:: Exercise goal ::
Which lines in the material below contain the word "this"? Copy each of them.

:: Data listing ::
■ ■ ■ ■ ■
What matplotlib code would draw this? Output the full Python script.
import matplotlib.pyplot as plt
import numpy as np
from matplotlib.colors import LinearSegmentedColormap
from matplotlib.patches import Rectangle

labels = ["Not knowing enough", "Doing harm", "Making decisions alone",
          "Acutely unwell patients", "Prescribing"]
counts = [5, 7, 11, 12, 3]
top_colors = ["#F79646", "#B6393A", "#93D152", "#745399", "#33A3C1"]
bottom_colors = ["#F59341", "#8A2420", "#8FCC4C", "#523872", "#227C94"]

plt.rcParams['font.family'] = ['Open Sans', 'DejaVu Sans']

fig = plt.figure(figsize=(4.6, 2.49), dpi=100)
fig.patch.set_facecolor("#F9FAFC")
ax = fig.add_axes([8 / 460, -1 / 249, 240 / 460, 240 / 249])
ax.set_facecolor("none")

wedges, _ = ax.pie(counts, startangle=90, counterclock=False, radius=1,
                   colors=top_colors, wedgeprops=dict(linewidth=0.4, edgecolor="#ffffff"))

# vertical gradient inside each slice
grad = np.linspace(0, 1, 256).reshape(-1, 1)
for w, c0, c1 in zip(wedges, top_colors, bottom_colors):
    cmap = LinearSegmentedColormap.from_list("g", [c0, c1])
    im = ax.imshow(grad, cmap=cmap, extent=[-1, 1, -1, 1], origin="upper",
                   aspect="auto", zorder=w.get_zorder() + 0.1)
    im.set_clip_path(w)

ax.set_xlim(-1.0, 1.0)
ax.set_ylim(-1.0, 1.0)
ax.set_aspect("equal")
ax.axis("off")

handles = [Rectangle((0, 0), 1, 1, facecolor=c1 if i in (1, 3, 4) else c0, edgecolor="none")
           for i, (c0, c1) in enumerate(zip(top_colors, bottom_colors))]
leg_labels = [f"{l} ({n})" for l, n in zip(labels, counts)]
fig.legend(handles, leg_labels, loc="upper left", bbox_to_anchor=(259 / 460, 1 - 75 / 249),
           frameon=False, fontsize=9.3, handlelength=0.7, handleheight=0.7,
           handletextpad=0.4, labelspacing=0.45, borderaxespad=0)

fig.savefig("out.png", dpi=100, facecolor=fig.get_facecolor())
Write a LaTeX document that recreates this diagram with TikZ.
■ ■ ■ ■ ■
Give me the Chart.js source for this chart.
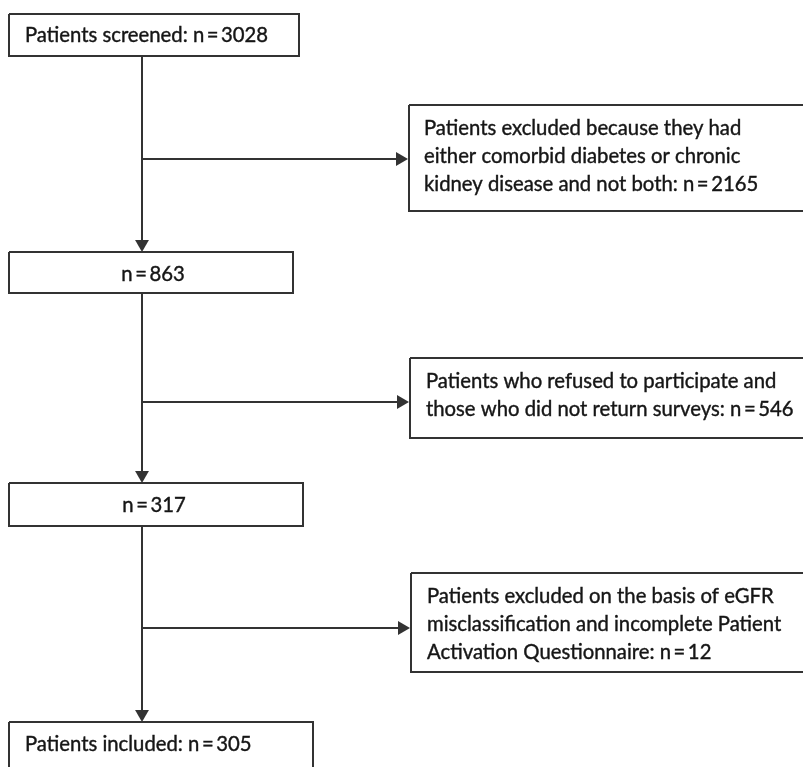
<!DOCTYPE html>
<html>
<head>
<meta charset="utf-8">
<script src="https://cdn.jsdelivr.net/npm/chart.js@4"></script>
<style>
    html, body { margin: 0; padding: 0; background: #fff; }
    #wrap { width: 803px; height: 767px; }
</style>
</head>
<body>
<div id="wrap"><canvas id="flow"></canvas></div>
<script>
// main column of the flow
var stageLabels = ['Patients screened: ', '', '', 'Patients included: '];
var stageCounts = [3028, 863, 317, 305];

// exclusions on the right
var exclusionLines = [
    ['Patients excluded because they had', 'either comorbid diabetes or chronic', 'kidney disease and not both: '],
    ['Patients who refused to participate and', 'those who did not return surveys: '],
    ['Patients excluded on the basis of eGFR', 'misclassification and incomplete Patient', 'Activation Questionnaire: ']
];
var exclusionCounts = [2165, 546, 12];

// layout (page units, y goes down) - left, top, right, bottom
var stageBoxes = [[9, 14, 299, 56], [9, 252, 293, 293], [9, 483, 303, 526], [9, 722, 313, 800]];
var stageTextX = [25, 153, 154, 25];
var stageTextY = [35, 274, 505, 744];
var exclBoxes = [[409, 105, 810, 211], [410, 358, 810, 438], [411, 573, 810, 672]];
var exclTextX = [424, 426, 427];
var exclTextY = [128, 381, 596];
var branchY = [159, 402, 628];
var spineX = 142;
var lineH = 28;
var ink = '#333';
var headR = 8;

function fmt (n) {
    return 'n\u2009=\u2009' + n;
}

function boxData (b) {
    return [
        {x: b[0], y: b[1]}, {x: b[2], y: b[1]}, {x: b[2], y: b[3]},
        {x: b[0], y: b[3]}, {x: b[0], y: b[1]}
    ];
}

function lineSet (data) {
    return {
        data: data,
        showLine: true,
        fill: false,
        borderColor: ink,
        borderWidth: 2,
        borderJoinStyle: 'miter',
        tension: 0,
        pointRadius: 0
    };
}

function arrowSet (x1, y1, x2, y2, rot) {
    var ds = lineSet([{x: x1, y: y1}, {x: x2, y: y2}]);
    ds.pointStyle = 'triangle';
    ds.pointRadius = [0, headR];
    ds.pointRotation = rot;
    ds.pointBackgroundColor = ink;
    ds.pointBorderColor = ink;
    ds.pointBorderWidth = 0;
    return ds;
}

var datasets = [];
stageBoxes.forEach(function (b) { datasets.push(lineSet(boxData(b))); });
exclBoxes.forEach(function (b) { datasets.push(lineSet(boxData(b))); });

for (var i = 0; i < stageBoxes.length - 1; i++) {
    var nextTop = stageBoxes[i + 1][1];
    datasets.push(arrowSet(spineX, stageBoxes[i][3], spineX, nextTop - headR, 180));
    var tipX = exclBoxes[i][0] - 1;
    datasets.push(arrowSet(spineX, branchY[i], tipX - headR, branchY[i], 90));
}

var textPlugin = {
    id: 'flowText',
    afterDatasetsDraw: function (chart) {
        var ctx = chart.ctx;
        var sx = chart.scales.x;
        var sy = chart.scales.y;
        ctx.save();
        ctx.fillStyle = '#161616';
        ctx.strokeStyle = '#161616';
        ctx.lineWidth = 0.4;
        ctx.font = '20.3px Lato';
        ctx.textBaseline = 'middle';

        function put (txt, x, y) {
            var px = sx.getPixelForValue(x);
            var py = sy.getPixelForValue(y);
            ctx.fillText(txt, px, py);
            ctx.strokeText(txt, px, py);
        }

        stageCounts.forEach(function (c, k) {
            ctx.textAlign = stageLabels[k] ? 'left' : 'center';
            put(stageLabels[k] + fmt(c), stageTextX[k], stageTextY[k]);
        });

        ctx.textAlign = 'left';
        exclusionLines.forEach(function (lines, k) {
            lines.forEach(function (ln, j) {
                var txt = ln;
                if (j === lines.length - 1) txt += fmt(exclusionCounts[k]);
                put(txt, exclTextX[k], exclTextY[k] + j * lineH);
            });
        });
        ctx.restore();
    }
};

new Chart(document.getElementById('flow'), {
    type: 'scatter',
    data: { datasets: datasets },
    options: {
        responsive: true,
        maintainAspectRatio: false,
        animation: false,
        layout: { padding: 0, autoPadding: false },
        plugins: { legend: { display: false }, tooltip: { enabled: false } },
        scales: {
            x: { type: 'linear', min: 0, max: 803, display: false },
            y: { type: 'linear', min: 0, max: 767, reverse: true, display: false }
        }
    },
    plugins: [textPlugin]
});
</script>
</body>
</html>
■ ■ ■ ■ ■
:: The response ::
What matplotlib code would draw this? Output the full Python script.
Write a LaTeX document that recreates this diagram with TikZ.
Give me the Chart.js source for this chart.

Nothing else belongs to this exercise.